O Brasil, sabemos, é uma dessas sociedades. Aqui, costumamos apreciar muito o esforço e acreditamos na boa fama que o talento goza. Mas de que adianta esforço e talento se não houver ambiente propício ao seu desenvolvimento?
Estudo e trabalho, por exemplo, tão valorizados pela sociedade capitalista, são portas que se fecham reiteradamente no nosso país gerando armadilhas de pobreza e afetando principalmente os jovens. Além de suprimir a condição de bem-estar econômico e social, a retração da juventude nos espaços formais de educação e no mercado de trabalho afeta o desempenho econômico brasileiro. É uma situação que destrói recursos e riquezas do país e inviabiliza a participação dos jovens na produção de bens e serviços, fundamentais ao desenvolvimento equilibrado da economia nacional.
Acesso ao ensino superior
Como se não bastasse a situação crítica que divide o País há ainda um abismo que o separa: a principal porta de acesso ao ensino superior no Brasil, o Exame Nacional do Ensino Médio, é o mais branco e elitista da última década. Neste ano, a prova do Enem será aquela com menor proporção de inscritos pretos, pardos e indígenas e menos de 30% dos inscritos, com comprovada vulnerabilidade financeira, conseguiram isenção da taxa de pagamento da inscrição no exame.
Em tese, a lógica do Enem é universalizar o acesso ao ensino superior e estimular a inserção dos jovens no mercado de trabalho, independentemente das condições sociais, na prática, o exame em 2021 vai reproduzir e reforçar valores históricos de desigualdade racial e social no Brasil.
Desemprego
O público que deveria realizar a prova também enfrenta o crescimento substancial do desemprego.
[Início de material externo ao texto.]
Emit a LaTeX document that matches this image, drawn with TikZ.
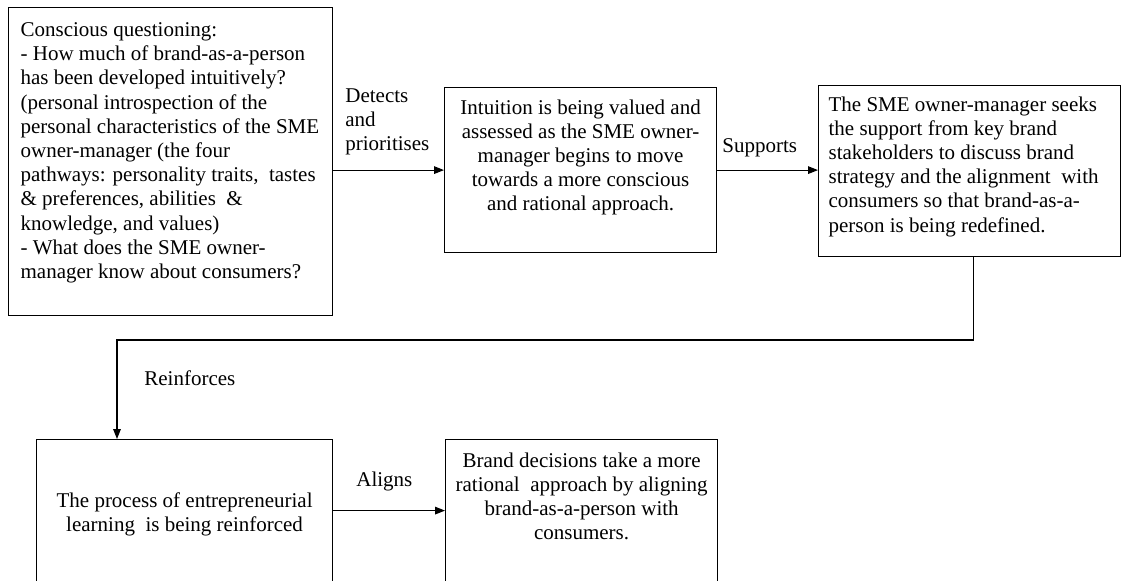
\documentclass[tikz,border=0pt]{standalone}
\usepackage{fontspec}
\setmainfont{Liberation Serif}
\usetikzlibrary{arrows.meta}

\newcommand{\stagefont}{\fontsize{10.5}{12.1}\selectfont}
\newcommand{\stagetext}[4]{\parbox[t][#2][t]{#1}{\vspace*{#3}#4}}

\begin{document}
\begin{tikzpicture}[x=0.5pt,y=-0.5pt,
    stage/.style={draw, line width=0.6pt, anchor=north west, inner xsep=5pt, inner ysep=0pt, font=\stagefont},
    lbl/.style={inner sep=0pt, font=\stagefont},
    link/.style={line width=0.6pt, -{Triangle[length=5pt,width=3.8pt]}}]
  \useasboundingbox (0,0) rectangle (1121,580);

  \coordinate (S1) at (8,7);
  \coordinate (S2) at (444,87);
  \coordinate (S3) at (818,85);
  \coordinate (S4) at (36,439);
  \coordinate (S5) at (445,439);
  \coordinate (R1) at (117,340);

  \node[stage, inner xsep=6pt] (b1) at (S1) {\stagetext{150pt}{154pt}{7.5pt}{\raggedright
    Conscious questioning:\\
    - How much of brand-as-a-person\\
    has been developed intuitively?\\
    (personal introspection of the\\
    personal characteristics of the SME\\
    owner-manager (the four\\
    pathways: personality traits,\ \ tastes\\
    \& preferences, abilities \ \&\\
    knowledge, and values)\\
    - What does the SME owner-\\
    manager\ know about consumers?}};
  \node[stage] (b2) at (S2) {\stagetext{126pt}{82.5pt}{6pt}{\centering
    Intuition\ is being valued\ and\\
    assessed as the SME owner-\\
    manager begins to move\\
    towards a more conscious\\
    and rational approach.}};
  \node[stage] (b3) at (S3) {\stagetext{141pt}{85.5pt}{5.5pt}{\raggedright
    The SME owner-manager\ seeks\\
    the support from key brand\\
    stakeholders to discuss brand\\
    strategy and the alignment\ \ with\\
    consumers so that brand-as-a-\\
    person is\ being\ redefined.}};
  \node[stage] (b4) at (S4) {\stagetext{138pt}{71pt}{26.5pt}{\centering
    The process of entrepreneurial\\
    learning\ \ is being reinforced}};
  \node[stage] (b5) at (S5) {\stagetext{126pt}{71pt}{6.5pt}{\centering
    Brand decisions take a more\\
    rational\ \ approach by aligning\\
    brand-as-a-person with\\
    consumers.}};

  \node[lbl, anchor=north west, align=left] (l1) at (345,88) {Detects\\and\\prioritises};
  \node[lbl, anchor=base west] (l2) at (722,152) {Supports};
  \node[lbl, anchor=base west] (l3) at (144,385) {Reinforces};
  \node[lbl, anchor=base west] (l4) at (356,486) {Aligns};

  \draw[link] (b1.east |- b2.west) -- (b2.west);
  \draw[link] (b2.east) -- (b3.west |- b2.east);
  \draw[link] ([xshift=2pt]b3.south) |- (R1) -- (R1 |- b4.north);
  \draw[link] (b4.east) -- (b5.west);
\end{tikzpicture}
\end{document}
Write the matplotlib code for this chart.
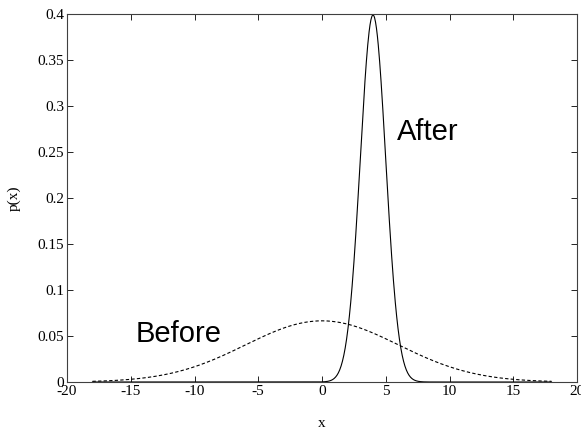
import numpy as np
import matplotlib
matplotlib.use("Agg")
import matplotlib.pyplot as plt

plt.rcParams["axes.unicode_minus"] = False

# Gaussian densities (peak heights / positions)
labels = ["Before", "After"]
means = [0.0, 4.0]
stds = [6.0, 1.0]
styles = ["--", "-"]
x_range = [-18.0, 18.0]

fig = plt.figure(figsize=(5.81, 4.32), dpi=100)
ax = fig.add_axes([67/581, 1-382/432, (577-67)/581, (382-14)/432])

x = np.linspace(x_range[0], x_range[1], 1000)
for m, s, ls in zip(means, stds, styles):
    y = np.exp(-0.5*((x-m)/s)**2)/(np.sqrt(2*np.pi)*s)
    if ls == "--":
        ax.plot(x, y, color="black", lw=0.8, linestyle=(0, (3, 2)))
    else:
        ax.plot(x, y, color="black", lw=0.8)

ax.set_xlim(-20, 20)
ax.set_ylim(0, 0.4)
ax.set_xticks(np.arange(-20, 21, 5))
ax.set_yticks([0, 0.05, 0.1, 0.15, 0.2, 0.25, 0.3, 0.35, 0.4])
ax.set_yticklabels(["0", "0.05", "0.1", "0.15", "0.2", "0.25", "0.3", "0.35", "0.4"])
ax.tick_params(direction="in", top=True, right=True, length=4, width=0.6,
               labelsize=11, pad=2)
for lab in ax.get_xticklabels() + ax.get_yticklabels():
    lab.set_family("Liberation Serif")
for sp in ax.spines.values():
    sp.set_linewidth(0.8)
    sp.set_color("#404040")

ax.set_xlabel("x", family="Liberation Serif", fontsize=11, labelpad=14)
ax.set_ylabel("p(x)", family="Liberation Serif", fontsize=11, labelpad=12)

ax.text(5.9, 0.263, "After", family="Liberation Sans", fontsize=21)
ax.text(-14.6, 0.0435, "Before", family="Liberation Sans", fontsize=21)

fig.savefig("out.png", dpi=100)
É o que mostra o estudo “Juventudes, educação e trabalho: Impactos da pandemia nos nem-nem”, elaborado pelo economista e diretor da FGV Social, Marcelo Neri, indicando cerca de 50 milhões de jovens brasileiros com idade de 15 a 29 anos na condição de desempregados.
No recorte da mesma faixa etária, o estudo publicado em maio deste ano aponta queda no número de pessoas inseridas no mercado de trabalho e em instituições de ensino: de 17,05% em 2012 passou para 11,02% em 2020.
Ao lado dos índices registrados, o estudo do FGV Social demonstra uma alarmante situação de vulnerabilidade que cerca os mais jovens brasileiros: não têm experiência devido à falta de oportunidades, e quando encontram emprego não conseguem ter experiência para assumir o posto de trabalho. Parece complexa, mas a conta é simples: melhorar a condição financeira de um país é fazer com que haja melhoria das condições de vida dos seus cidadãos.
Os efeitos perniciosos da meritocracia legitimam um sistema profundamente desigual, idealizam o sucesso individual, descontextualizam as relações históricas e sociais capazes de tornar evidente que pobreza não é exclusivamente falta de dinheiro. Falta de oportunidades causam marcas permanentes na trajetória de mobilidade e ascensão social de toda uma geração.
Deveríamos substituir esse estado contínuo de exclusão e de enaltecimento do triunfo individualista pela defesa intransigente dos valores da filosofia africana Ubuntu. Uma das traduções em português mais comuns do termo é “eu sou porque nós somos”. A ideia de que não dependemos de Kairós, muito menos de Occasio, e sim que dependemos uns dos outros, afinal a existência sem o outro é irrelevante.